**DATASET EXTRACT**
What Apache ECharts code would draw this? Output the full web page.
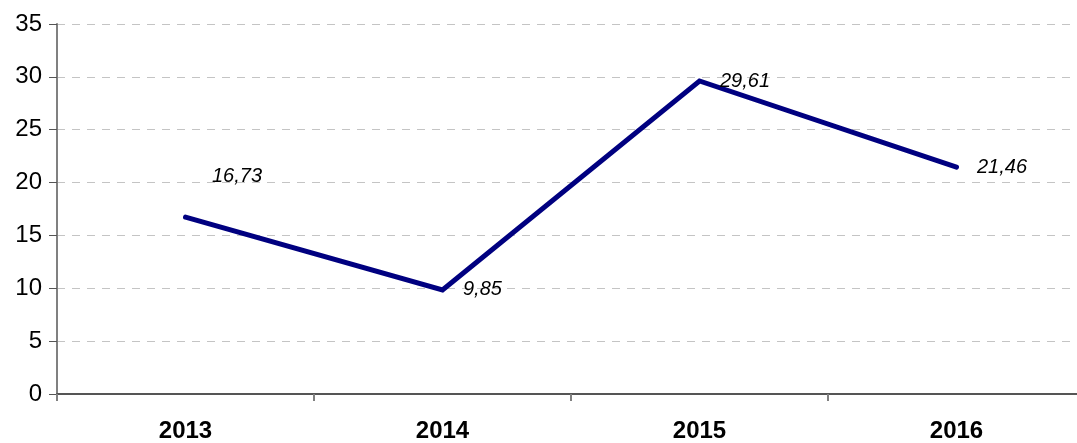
<!DOCTYPE html>
<html>
<head>
<meta charset="utf-8">
<script src="https://cdn.jsdelivr.net/npm/echarts@6/dist/echarts.min.js"></script>
<style>
  html, body { margin: 0; padding: 0; background: #fff; overflow: hidden; }
  /* plot area runs a little past the right edge of the window, as in the original */
  #chart { width: 1085px; height: 443px; }
</style>
</head>
<body>
<div id="chart"></div>
<script>
const years = ['2013', '2014', '2015', '2016']
const values = [16.73, 9.85, 29.61, 21.46]

const chart = echarts.init(document.getElementById('chart'))

const option = {
  animation: false,
  grid: {
    left: 57,
    top: 24,
    bottom: 47,
    right: 0
  },
  xAxis: {
    type: 'category',
    data: years,
    boundaryGap: true,
    axisLine: { lineStyle: { color: '#555', width: 2 } },
    axisTick: { show: true, length: 7, lineStyle: { color: '#808080', width: 2 } },
    axisLabel: {
      margin: 25,
      color: '#000',
      fontFamily: 'Liberation Sans, Arial, sans-serif',
      fontWeight: 'bold',
      fontSize: 24
    },
    splitLine: { show: false }
  },
  yAxis: {
    type: 'value',
    min: 0,
    max: 35,
    interval: 5,
    axisLine: { show: true, lineStyle: { color: '#808080', width: 2 } },
    axisTick: { show: true, length: 8, lineStyle: { color: '#555', width: 1 } },
    axisLabel: {
      margin: 15,
      color: '#000',
      fontFamily: 'Liberation Sans, Arial, sans-serif',
      fontSize: 24
    },
    splitLine: {
      show: true,
      lineStyle: { color: '#c4c4c4', type: [8, 7], width: 1 }
    }
  },
  series: [
    {
      type: 'line',
      data: values,
      symbol: 'circle',
      symbolSize: 3,
      showSymbol: true,
      itemStyle: { color: '#000080' },
      lineStyle: { color: '#000080', width: 5, cap: 'round', join: 'miter' },
      label: {
        show: true,
        position: 'right',
        distance: 19,
        color: '#000',
        fontStyle: 'italic',
        fontFamily: 'Liberation Sans, Arial, sans-serif',
        fontSize: 20,
        formatter: p => String(p.value).replace('.', ',')
      },
      // the first label sits above the line in the original
      labelLayout: p => (p.dataIndex === 0 ? { dx: 6, dy: -41 } : {})
    }
  ]
}

chart.setOption(option)
</script>
</body>
</html>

**JOB**
Every line of the data should be copied as it stands, without the images.

**COMPLETED EXERCISE**
What Apache ECharts code would draw this? Output the full web page.
<!DOCTYPE html>
<html>
<head>
<meta charset="utf-8">
<script src="https://cdn.jsdelivr.net/npm/echarts@6/dist/echarts.min.js"></script>
<style>
  html, body { margin: 0; padding: 0; background: #fff; overflow: hidden; }
  /* plot area runs a little past the right edge of the window, as in the original */
  #chart { width: 1085px; height: 443px; }
</style>
</head>
<body>
<div id="chart"></div>
<script>
const years = ['2013', '2014', '2015', '2016']
const values = [16.73, 9.85, 29.61, 21.46]

const chart = echarts.init(document.getElementById('chart'))

const option = {
  animation: false,
  grid: {
    left: 57,
    top: 24,
    bottom: 47,
    right: 0
  },
  xAxis: {
    type: 'category',
    data: years,
    boundaryGap: true,
    axisLine: { lineStyle: { color: '#555', width: 2 } },
    axisTick: { show: true, length: 7, lineStyle: { color: '#808080', width: 2 } },
    axisLabel: {
      margin: 25,
      color: '#000',
      fontFamily: 'Liberation Sans, Arial, sans-serif',
      fontWeight: 'bold',
      fontSize: 24
    },
    splitLine: { show: false }
  },
  yAxis: {
    type: 'value',
    min: 0,
    max: 35,
    interval: 5,
    axisLine: { show: true, lineStyle: { color: '#808080', width: 2 } },
    axisTick: { show: true, length: 8, lineStyle: { color: '#555', width: 1 } },
    axisLabel: {
      margin: 15,
      color: '#000',
      fontFamily: 'Liberation Sans, Arial, sans-serif',
      fontSize: 24
    },
    splitLine: {
      show: true,
      lineStyle: { color: '#c4c4c4', type: [8, 7], width: 1 }
    }
  },
  series: [
    {
      type: 'line',
      data: values,
      symbol: 'circle',
      symbolSize: 3,
      showSymbol: true,
      itemStyle: { color: '#000080' },
      lineStyle: { color: '#000080', width: 5, cap: 'round', join: 'miter' },
      label: {
        show: true,
        position: 'right',
        distance: 19,
        color: '#000',
        fontStyle: 'italic',
        fontFamily: 'Liberation Sans, Arial, sans-serif',
        fontSize: 20,
        formatter: p => String(p.value).replace('.', ',')
      },
      // the first label sits above the line in the original
      labelLayout: p => (p.dataIndex === 0 ? { dx: 6, dy: -41 } : {})
    }
  ]
}

chart.setOption(option)
</script>
</body>
</html>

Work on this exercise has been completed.